On 15 December 2009, the bill for the Act on the Simplification and Flexibilisation of the B.V. (the "Wet vereenvoudiging en flexibilisering van het bv-recht”, also referred to as the "Flex Act") was passed by the lower chamber of the Dutch Parliament. The bill, which was first submitted on 31 May 2007, has (finally) been approved by the upper chamber on 31 June 2012. The Flex Act will enter into force on 1 October 2012.
The requirement of a minimum share capital of € 18.000,- will be abolished. This means that any capital amount is possible, even 1 Eurocent. The mandatory capital contribution statements drawn up by the bank (cash contributions) will disappear as well. This will speed up the establishment of the company since it is no longer required that a bank account is opened before the limited company can be set up. The same applies to the mandatory audit in case of a contribution in kind.
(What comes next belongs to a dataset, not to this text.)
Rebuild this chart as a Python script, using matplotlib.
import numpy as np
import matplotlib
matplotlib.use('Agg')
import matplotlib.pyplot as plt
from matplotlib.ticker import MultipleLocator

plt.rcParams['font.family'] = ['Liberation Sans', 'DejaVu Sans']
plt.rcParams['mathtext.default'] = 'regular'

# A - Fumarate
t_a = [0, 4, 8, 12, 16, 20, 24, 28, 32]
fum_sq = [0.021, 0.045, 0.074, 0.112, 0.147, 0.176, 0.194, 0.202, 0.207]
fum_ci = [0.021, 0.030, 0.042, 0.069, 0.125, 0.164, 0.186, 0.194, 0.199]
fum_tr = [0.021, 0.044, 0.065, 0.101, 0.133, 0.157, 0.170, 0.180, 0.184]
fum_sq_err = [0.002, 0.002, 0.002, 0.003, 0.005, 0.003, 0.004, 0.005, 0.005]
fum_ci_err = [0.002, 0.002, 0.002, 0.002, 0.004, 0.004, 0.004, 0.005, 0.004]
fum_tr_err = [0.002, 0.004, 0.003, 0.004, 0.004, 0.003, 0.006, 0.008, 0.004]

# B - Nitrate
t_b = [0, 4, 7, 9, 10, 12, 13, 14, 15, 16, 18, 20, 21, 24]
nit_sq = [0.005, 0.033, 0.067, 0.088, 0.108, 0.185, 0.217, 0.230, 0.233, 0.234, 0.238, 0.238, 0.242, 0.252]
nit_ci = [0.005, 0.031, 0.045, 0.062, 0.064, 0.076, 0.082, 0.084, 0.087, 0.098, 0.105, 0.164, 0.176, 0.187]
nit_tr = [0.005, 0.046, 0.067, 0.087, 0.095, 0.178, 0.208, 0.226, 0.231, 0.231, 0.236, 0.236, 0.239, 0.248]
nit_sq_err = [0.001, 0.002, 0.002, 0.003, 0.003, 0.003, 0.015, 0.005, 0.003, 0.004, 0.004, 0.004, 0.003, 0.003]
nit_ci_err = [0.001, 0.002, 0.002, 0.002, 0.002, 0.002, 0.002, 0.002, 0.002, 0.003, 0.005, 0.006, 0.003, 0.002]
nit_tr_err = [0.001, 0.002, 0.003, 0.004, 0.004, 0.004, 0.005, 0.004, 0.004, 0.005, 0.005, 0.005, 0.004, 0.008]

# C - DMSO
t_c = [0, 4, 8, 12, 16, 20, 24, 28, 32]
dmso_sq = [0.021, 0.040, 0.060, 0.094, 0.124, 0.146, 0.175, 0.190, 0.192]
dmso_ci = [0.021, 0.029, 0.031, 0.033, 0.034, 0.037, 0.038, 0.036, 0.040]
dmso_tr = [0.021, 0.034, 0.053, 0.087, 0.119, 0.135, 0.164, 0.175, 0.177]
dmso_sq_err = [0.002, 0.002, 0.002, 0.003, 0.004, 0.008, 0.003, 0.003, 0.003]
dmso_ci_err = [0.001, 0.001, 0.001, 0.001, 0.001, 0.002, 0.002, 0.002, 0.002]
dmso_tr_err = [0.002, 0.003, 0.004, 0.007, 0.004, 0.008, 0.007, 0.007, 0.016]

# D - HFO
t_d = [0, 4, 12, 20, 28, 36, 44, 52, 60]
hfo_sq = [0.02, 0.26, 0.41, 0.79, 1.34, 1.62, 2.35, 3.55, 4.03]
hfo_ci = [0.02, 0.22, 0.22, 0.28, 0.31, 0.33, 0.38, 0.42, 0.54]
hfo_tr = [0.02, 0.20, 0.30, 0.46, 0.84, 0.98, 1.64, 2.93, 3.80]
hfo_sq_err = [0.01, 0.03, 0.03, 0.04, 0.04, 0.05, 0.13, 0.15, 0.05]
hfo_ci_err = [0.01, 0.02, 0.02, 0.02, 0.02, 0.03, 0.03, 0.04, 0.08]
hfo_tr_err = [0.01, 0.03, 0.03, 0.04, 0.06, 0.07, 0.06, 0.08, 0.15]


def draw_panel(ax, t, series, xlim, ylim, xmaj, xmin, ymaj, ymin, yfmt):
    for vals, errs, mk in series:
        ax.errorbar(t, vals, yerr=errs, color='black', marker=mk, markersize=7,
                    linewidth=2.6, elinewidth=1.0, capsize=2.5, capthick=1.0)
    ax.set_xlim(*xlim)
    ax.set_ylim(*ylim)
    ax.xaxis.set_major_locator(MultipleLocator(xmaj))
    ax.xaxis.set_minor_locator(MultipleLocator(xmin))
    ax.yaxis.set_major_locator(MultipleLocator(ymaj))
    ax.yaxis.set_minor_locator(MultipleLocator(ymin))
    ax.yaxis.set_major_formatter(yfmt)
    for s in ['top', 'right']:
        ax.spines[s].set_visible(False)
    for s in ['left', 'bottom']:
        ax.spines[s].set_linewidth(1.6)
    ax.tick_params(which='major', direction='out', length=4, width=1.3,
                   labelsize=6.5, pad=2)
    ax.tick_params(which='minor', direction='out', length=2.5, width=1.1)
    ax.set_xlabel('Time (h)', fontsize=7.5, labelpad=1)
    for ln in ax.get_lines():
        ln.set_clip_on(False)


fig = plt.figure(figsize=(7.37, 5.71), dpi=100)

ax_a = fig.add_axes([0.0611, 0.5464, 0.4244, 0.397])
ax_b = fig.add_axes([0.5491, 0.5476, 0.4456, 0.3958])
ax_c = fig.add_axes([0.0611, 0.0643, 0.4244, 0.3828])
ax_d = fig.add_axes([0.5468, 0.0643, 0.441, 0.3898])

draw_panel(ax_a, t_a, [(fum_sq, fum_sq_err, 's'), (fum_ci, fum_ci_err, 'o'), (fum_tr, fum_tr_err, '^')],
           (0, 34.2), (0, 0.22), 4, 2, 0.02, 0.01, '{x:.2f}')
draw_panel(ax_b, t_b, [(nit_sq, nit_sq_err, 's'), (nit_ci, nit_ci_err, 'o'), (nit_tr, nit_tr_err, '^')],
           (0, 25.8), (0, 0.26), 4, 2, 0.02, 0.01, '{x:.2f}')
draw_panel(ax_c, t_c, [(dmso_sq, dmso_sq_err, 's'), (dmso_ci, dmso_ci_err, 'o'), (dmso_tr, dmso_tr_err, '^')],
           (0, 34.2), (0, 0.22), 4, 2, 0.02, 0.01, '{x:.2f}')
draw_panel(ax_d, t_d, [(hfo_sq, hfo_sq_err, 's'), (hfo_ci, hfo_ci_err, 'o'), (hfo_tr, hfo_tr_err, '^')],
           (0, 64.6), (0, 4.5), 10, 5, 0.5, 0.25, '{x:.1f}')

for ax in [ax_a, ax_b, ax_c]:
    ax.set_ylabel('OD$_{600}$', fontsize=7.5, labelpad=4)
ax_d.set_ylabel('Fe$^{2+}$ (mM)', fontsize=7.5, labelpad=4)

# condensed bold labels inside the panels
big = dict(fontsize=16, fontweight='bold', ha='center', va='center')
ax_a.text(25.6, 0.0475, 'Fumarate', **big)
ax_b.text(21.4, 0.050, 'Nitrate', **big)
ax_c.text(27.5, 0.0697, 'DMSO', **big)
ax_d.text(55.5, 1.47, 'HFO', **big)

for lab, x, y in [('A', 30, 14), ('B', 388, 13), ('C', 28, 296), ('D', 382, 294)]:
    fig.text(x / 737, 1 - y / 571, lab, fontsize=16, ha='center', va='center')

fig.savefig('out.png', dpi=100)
It will also become possible for the B.V. to offer financial assistance to third parties for the purchase of shares in the company’s own capital.
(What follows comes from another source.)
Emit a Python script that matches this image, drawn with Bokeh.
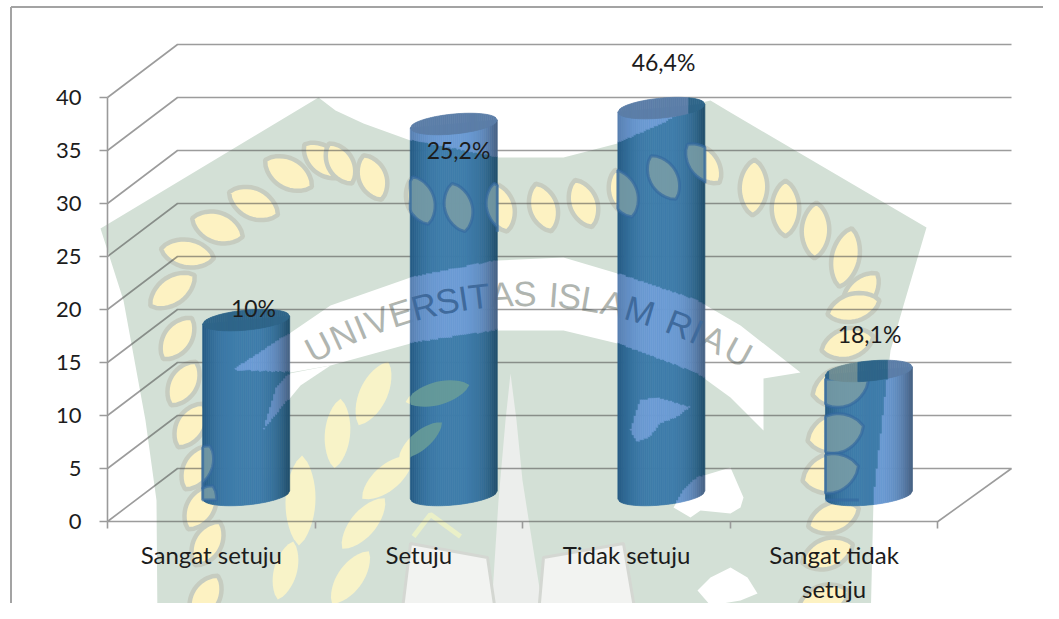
import numpy as np
from bokeh.plotting import figure
from bokeh.models import LinearAxis, FixedTicker, Range1d
from bokeh.embed import file_html
from bokeh.resources import INLINE
from bokeh.core.properties import value

# ---------- chart data ----------
categories = ["Sangat setuju", "Setuju", "Tidak setuju", "Sangat tidak\nsetuju"]
series_values = [16.5, 35.0, 36.5, 11.7]
percent_labels = ["10%", "25,2%", "46,4%", "18,1%"]
y_ticks = [0, 5, 10, 15, 20, 25, 30, 35, 40]

# ---------- geometry of the pseudo 3D chart ----------
W, H = 1043, 603
PAGE = 0
def X(px): return (np.asarray(px, float) - 107) / 207.6
def Y(py): return (521 - np.asarray(py, float)) / 10.6
def PX(x): return np.asarray(x, float) * 207.6 + 107
def PY(y): return 521 - np.asarray(y, float) * 10.6

DEPTH_X, DEPTH_Y = 70 / 207.6, 5.0
WALL_END = (1011 - 107) / 207.6
FONT = "Lato"
TXT = "#1c1c1c"

p = figure(width=W, height=H, output_backend="svg", toolbar_location=None,
           x_range=Range1d(float(X(PAGE)), float(X(PAGE + W))),
           y_range=Range1d(float(Y(PAGE + H)), float(Y(PAGE))),
           min_border=0, x_axis_type=None, y_axis_type=None,
           background_fill_color="white", border_fill_color="white")
p.outline_line_color = None
p.grid.visible = False

# ---------- watermark shapes (background picture), in pixels ----------
shield = [(318, 97), (335, 110), (363, 123), (410, 140), (497, 157), (563, 157), (617, 143), (663, 123),
          (697, 103), (710, 100), (730, 112), (926, 227), (903, 305), (890, 350), (873, 500), (870, 625),
          (157, 625), (156, 500), (145, 420), (123, 300), (100, 228)]
band = [(232, 370), (289, 333), (330, 305), (410, 277), (497, 260), (563, 257), (617, 273), (697, 300), (740, 325),
        (800, 372), (763, 378), (763, 430), (730, 397), (697, 373), (617, 343), (563, 330), (497, 330), (410, 343),
        (330, 365), (290, 372)]
spike = [(263, 430), (276, 388), (289, 373), (330, 365), (300, 385)]
clouds = [
    [(630, 430), (640, 400), (657, 397), (690, 407), (677, 417), (660, 423), (650, 437), (637, 442)],
    [(673, 507), (683, 490), (697, 477), (710, 473), (730, 467), (743, 497), (740, 507), (730, 513), (700, 510), (690, 517)],
    [(697, 590), (710, 577), (730, 567), (747, 577), (757, 593), (740, 600), (710, 605)],
]
spire = [(510, 373), (516, 420), (522, 480), (533, 550), (545, 625), (490, 625), (498, 500), (505, 420)]
book_l = [(410, 543), (487, 557), (497, 625), (400, 625)]
book_r = [(543, 557), (623, 543), (637, 625), (537, 625)]
wreath = [  # centre x, centre y, direction in degrees, length, width
    (205, 597, 60, 50, 24), (207, 543, 60, 50, 24), (200, 507, 60, 50, 24), (197, 467, 60, 50, 24),
    (190, 425, 60, 50, 24), (183, 383, 60, 50, 24), (177, 338, 55, 50, 24), (172, 290, 35, 54, 24),
    (187, 253, -10, 54, 24), (217, 227, -20, 54, 26), (253, 203, -25, 54, 26), (288, 173, -30, 54, 26),
    (323, 160, -40, 50, 24), (340, 163, -60, 46, 22), (372, 177, -68, 48, 24), (420, 200, -72, 50, 24),
    (458, 207, -75, 50, 24), (500, 207, -75, 50, 24), (543, 207, -72, 50, 24), (583, 203, -70, 50, 24),
    (623, 193, -70, 50, 24), (663, 177, -60, 50, 24), (703, 163, -50, 50, 24), (753, 187, 88, 56, 24),
    (785, 208, 90, 56, 24), (815, 230, 88, 56, 24), (845, 257, 78, 60, 24), (860, 293, 50, 52, 24),
    (853, 307, 15, 54, 24), (847, 343, 15, 54, 26), (840, 387, 15, 58, 34), (835, 433, 15, 58, 34),
    (830, 473, 15, 58, 34), (833, 517, 20, 54, 26), (827, 553, 20, 54, 26), (823, 600, 20, 54, 26),
]
plant = [
    (373, 393, 65, 70, 24), (337, 433, 85, 70, 22), (387, 477, 40, 66, 22), (363, 523, 50, 66, 22),
    (350, 577, 55, 64, 22), (300, 500, 88, 90, 26), (437, 393, 15, 66, 20), (420, 440, 40, 56, 16),
    (275, 450, 70, 60, 20), (285, 570, 75, 60, 20),
]

def lens(cx, cy, deg, length, width, n=16):
    a = np.deg2rad(deg)
    u = np.linspace(-1, 1, n)
    v = (1 - u ** 2) ** 0.75 * width / 2 * 1.15
    along = np.r_[u, u[::-1]] * length / 2
    across = np.r_[v, -v[::-1]]
    return cx + along * np.cos(a) - across * np.sin(a), cy - along * np.sin(a) - across * np.cos(a)

def poly(pts, **kw):
    arr = np.array(pts, float)
    p.patch(X(arr[:, 0]), Y(arr[:, 1]), **kw)

def inside(pts, x, y):
    arr = np.array(pts, float)
    xa, ya = arr[:, 0], arr[:, 1]
    xb, yb = np.roll(xa, 1), np.roll(ya, 1)
    hit = np.zeros_like(y, dtype=bool)
    for x1, y1, x2, y2 in zip(xa, ya, xb, yb):
        if y1 == y2:
            continue
        cond = ((y1 > y) != (y2 > y)) & (x < (x2 - x1) * (y - y1) / (y2 - y1) + x1)
        hit ^= cond
    return hit

def is_light(x, y):
    light = ~inside(shield, x, y) | inside(band, x, y) | inside(spike, x, y)
    for c in clouds:
        light |= inside(c, x, y)
    return light

poly(shield, fill_color="#d3e0d6", line_color=None)
for lf in wreath:
    lx, ly = lens(*lf)
    p.patch(X(lx), Y(ly), fill_color="#fdf2c2", line_color="#c6ccc0", line_width=4.5)
for lf in plant:
    lx, ly = lens(*lf)
    p.patch(X(lx), Y(ly), fill_color="#f8f3c8", line_color=None)
poly(band, fill_color="#ffffff", line_color=None)
poly(spike, fill_color="#ffffff", line_color=None)
for c in clouds:
    poly(c, fill_color="#ffffff", line_color=None)
poly(spire, fill_color="#eceeec", line_color=None)
for b in (book_l, book_r):
    poly(b, fill_color="#f2f3f1", line_color="#d4d7d2", line_width=3)
p.line(X([413, 430, 460]), Y([536, 514, 536]), line_color="#eaf0c8", line_width=5)

# curved lettering of the watermark, spaced by rough letter widths
word = "UNIVERSITAS ISLAM RIAU"
narrow = {"I": 0.42, " ": 0.55, "M": 1.25, "T": 0.9, "S": 0.95, "L": 0.85, "E": 0.95}
weights = np.array([narrow.get(ch, 1.05) for ch in word])
ends = np.cumsum(weights)
mids = ends - weights / 2
wx = 318 + (mids - mids[0]) / (mids[-1] - mids[0]) * (738 - 318)
wy = 293 + 52 * ((wx - 523) / 203) ** 2
wa = -np.arctan((wx - 523) * 2 * 52 / 203 ** 2)
p.text(X(wx), Y(wy), text=list(word), angle=wa, text_font=value("Liberation Sans"), text_font_size="35px",
       text_color="#b0b5b0", text_align="center", text_baseline="middle")

# ---------- 3D walls and floor, from the tick values ----------
for v in y_ticks:
    if v == 0:
        p.line([0, DEPTH_X, WALL_END, 4, 0], [0, DEPTH_Y, DEPTH_Y, 0, 0], line_color="#4a4a4a", line_alpha=0.55, line_width=1.6)
    else:
        p.line([0, DEPTH_X, WALL_END], [v, v + DEPTH_Y, v + DEPTH_Y], line_color="#4a4a4a", line_alpha=0.55, line_width=1.6)

# ---------- cylinders ----------
BASE_OFF = 2.5
CENTER_OFF = 0.668
HALF_W = 43.5 / 207.6
SEMI = 10 / 10.6
TILT = 4 / 10.6

def mix(c0, c1, f):
    return "#%02x%02x%02x" % tuple(int(round(a + (b - a) * f)) for a, b in zip(c0, c1))

LIGHT_C, LIGHT_LE, LIGHT_RE = (107, 155, 212), (88, 128, 178), (72, 100, 135)
DARK_C, DARK_LE, DARK_RE = (63, 125, 171), (38, 92, 134), (34, 80, 110)
CAP_LIGHT, CAP_DARK, CAP_LEAF = "#5b7ea8", "#2f6589", "#6d8c94"
wreath_lenses = [lens(*lf) for lf in wreath]

for i, val in enumerate(series_values):
    cx = i + CENTER_OFF
    y_base, y_top = BASE_OFF, BASE_OFF + val
    edges = np.linspace(-1, 1, 44)
    xs, ys, cols = [], [], []
    for t0, t1 in zip(edges[:-1], edges[1:]):
        tm = (t0 + t1) / 2
        f = min(1.0, abs(tm) ** 3 * 1.1)
        lc = mix(LIGHT_C, LIGHT_LE if tm < 0 else LIGHT_RE, f)
        dc = mix(DARK_C, DARK_LE if tm < 0 else DARK_RE, f)
        x0, x1 = cx + t0 * HALF_W, cx + t1 * HALF_W
        bot0 = y_base - SEMI * np.sqrt(1 - t0 ** 2) + TILT * t0
        bot1 = y_base - SEMI * np.sqrt(1 - t1 ** 2) + TILT * t1
        top = y_top + TILT * tm
        samples = np.arange(min(bot0, bot1), top, 1.5 / 10.6)
        samples = np.r_[samples, top]
        states = is_light(np.full(samples.shape, PX((x0 + x1) / 2)), PY(samples))
        start = 0
        for k in range(1, len(samples) + 1):
            if k == len(samples) or states[k] != states[start]:
                y_lo, y_hi = samples[start], samples[min(k, len(samples) - 1)]
                col = lc if states[start] else dc
                if start == 0:
                    xs.append([x0, x1, x1, x0]); ys.append([bot0, bot1, y_hi, y_hi])
                else:
                    xs.append([x0, x1, x1, x0]); ys.append([y_lo, y_lo, y_hi, y_hi])
                cols.append(col)
                start = k
    p.patches(xs, ys, fill_color=cols, line_color=cols, line_width=0.7)

    # watermark showing through: leaves clipped to the body of the cylinder
    left_px, right_px = PX(cx - HALF_W), PX(cx + HALF_W)
    top_px, bot_px = PY(y_top), PY(y_base)
    overlays = [(l, "#34699f", "#7a9ea6") for l in wreath]
    if i == 1:
        overlays += [(l, None, "#6a9d98") for l in plant]
    for lf, halo, fill in overlays:
        lx, ly = lens(*lf)
        if lx.max() < left_px + 5 or lx.min() > right_px - 5 or ly.max() < top_px + 10 or ly.min() > bot_px + 8:
            continue
        cy0 = np.clip(ly, top_px + 8, bot_px + 5)
        cx0 = np.clip(lx, left_px, right_px)
        p.patch(X(cx0), Y(cy0), fill_color=fill, fill_alpha=0.85, line_color=halo, line_width=3, line_alpha=0.7 if halo else 0)

    # lettering seen through the cylinder
    in_bar = (wx > left_px + 6) & (wx < right_px - 6)
    p.text(X(wx[in_bar]), Y(wy[in_bar]), text=[word[k] for k in np.nonzero(in_bar)[0]], angle=wa[in_bar],
           text_font=value("Liberation Sans"), text_font_size="35px", text_color="#3f6a9c",
           text_align="center", text_baseline="middle")

    # lid
    xs, ys, cols = [], [], []
    for t0, t1 in zip(edges[:-1], edges[1:]):
        tm = (t0 + t1) / 2
        x0, x1 = cx + t0 * HALF_W, cx + t1 * HALF_W
        lo0, hi0 = y_top + TILT * t0 - SEMI * np.sqrt(1 - t0 ** 2), y_top + TILT * t0 + SEMI * np.sqrt(1 - t0 ** 2)
        lo1, hi1 = y_top + TILT * t1 - SEMI * np.sqrt(1 - t1 ** 2), y_top + TILT * t1 + SEMI * np.sqrt(1 - t1 ** 2)
        mx, my = np.array([PX((x0 + x1) / 2)]), np.array([PY(y_top)])
        light = is_light(mx, my)[0]
        on_leaf = any(inside(np.c_[lx, ly], mx, my)[0] for lx, ly in wreath_lenses)
        xs.append([x0, x1, x1, x0]); ys.append([lo0, lo1, hi1, hi0])
        cols.append(CAP_LIGHT if light else (CAP_LEAF if on_leaf else CAP_DARK))
    p.patches(xs, ys, fill_color=cols, line_color=cols, line_width=0.7)

# ---------- data labels ----------
label_px = [253, 458, 663, 869]
label_py = [307, 149, 61, 333]
p.text(X(label_px), Y(label_py), text=percent_labels, text_font=value(FONT), text_font_size="23px",
       text_color=TXT, text_align="center", text_baseline="middle")

# ---------- frame of the chart object ----------
p.line(X([10.5, 10.5]), Y([6.5, 625]), line_color="#a3a3a3", line_width=2)
p.line(X([10.5, 1060]), Y([6.5, 6.5]), line_color="#a3a3a3", line_width=2)

# ---------- axes ----------
AX = "#9a9a9a"
yax = LinearAxis(fixed_location=0, ticker=FixedTicker(ticks=y_ticks), bounds=(0, 40))
yax.axis_line_color = AX; yax.axis_line_width = 1.6
yax.major_tick_line_color = AX; yax.major_tick_line_width = 1.6
yax.major_tick_in = 0; yax.major_tick_out = 8
yax.minor_tick_line_color = None
yax.major_label_standoff = 18
yax.major_label_text_font = FONT; yax.major_label_text_font_size = "22px"; yax.major_label_text_color = TXT
p.add_layout(yax, "left")

xax = LinearAxis(fixed_location=0, ticker=FixedTicker(ticks=[0, 1, 2, 3, 4]), bounds=(0, 4))
xax.axis_line_color = None
xax.major_tick_line_color = AX; xax.major_tick_line_width = 1.6
xax.major_tick_in = 0; xax.major_tick_out = 7
xax.minor_tick_line_color = None
xax.major_label_text_font_size = "0px"
xax.major_label_text_color = None
p.add_layout(xax, "below")

lab = LinearAxis(fixed_location=0, ticker=FixedTicker(ticks=[0.5, 1.5, 2.5, 3.5]))
lab.major_label_overrides = {0.5: categories[0], 1.5: categories[1], 2.5: categories[2], 3.5: categories[3]}
lab.axis_line_color = None; lab.major_tick_line_color = None; lab.minor_tick_line_color = None
lab.major_tick_in = 0; lab.major_tick_out = 0
lab.major_label_standoff = 18
lab.major_label_text_font = FONT; lab.major_label_text_font_size = "24px"; lab.major_label_text_color = TXT
p.add_layout(lab, "below")

open("out.html", "w").write(file_html(p, INLINE))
Better protection of creditors
An important reason to abolish the € 18,000 minimum capital is that this amount is, in many cases, not related to the size of the company’s business in terms of its turnover and balance sheets, and often bears no relevance when it comes to creditor protection. The focus will therefore be changed to the payment of dividend to shareholders. In order to protect creditors, the B.V. will not be entitled to pay dividends if it is clear that the B.V. will not be able to continue paying its debts after the dividend has been paid. Directors and shareholders that have acted negligently can be held liable in person. This will be monitored for a period of a year after payment of the dividend.
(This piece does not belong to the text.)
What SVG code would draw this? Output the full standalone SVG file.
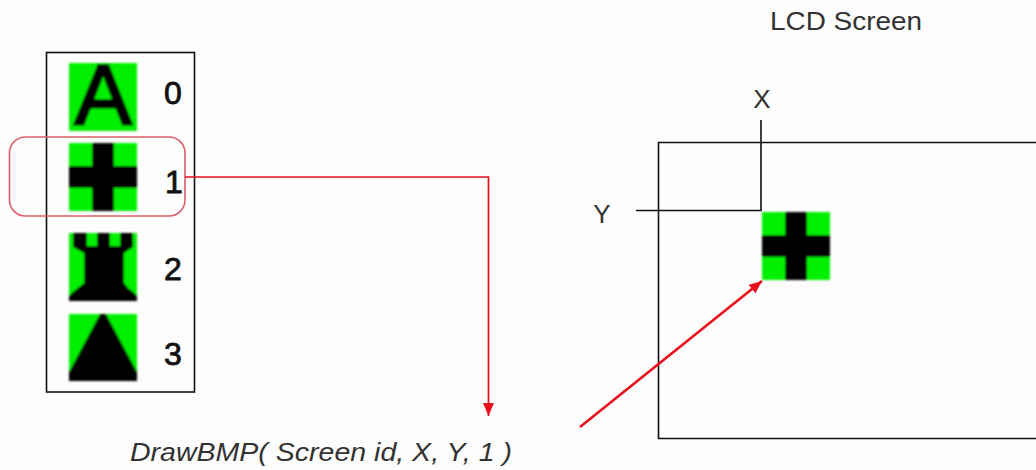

More freedom of organization and decision-making
Companies will be given more freedom with regard to the organization of their structure. There are much more possibilities to derogate from the law in the articles of associations. It will for example be possible to issue shares without voting rights or shares that do not entitle the holder to any profit. The articles can also determine that each shareholder may appoint a director. It will be easier to pass resolutions without a meeting being held and it will be possible to hold shareholder meetings outside The Netherlands.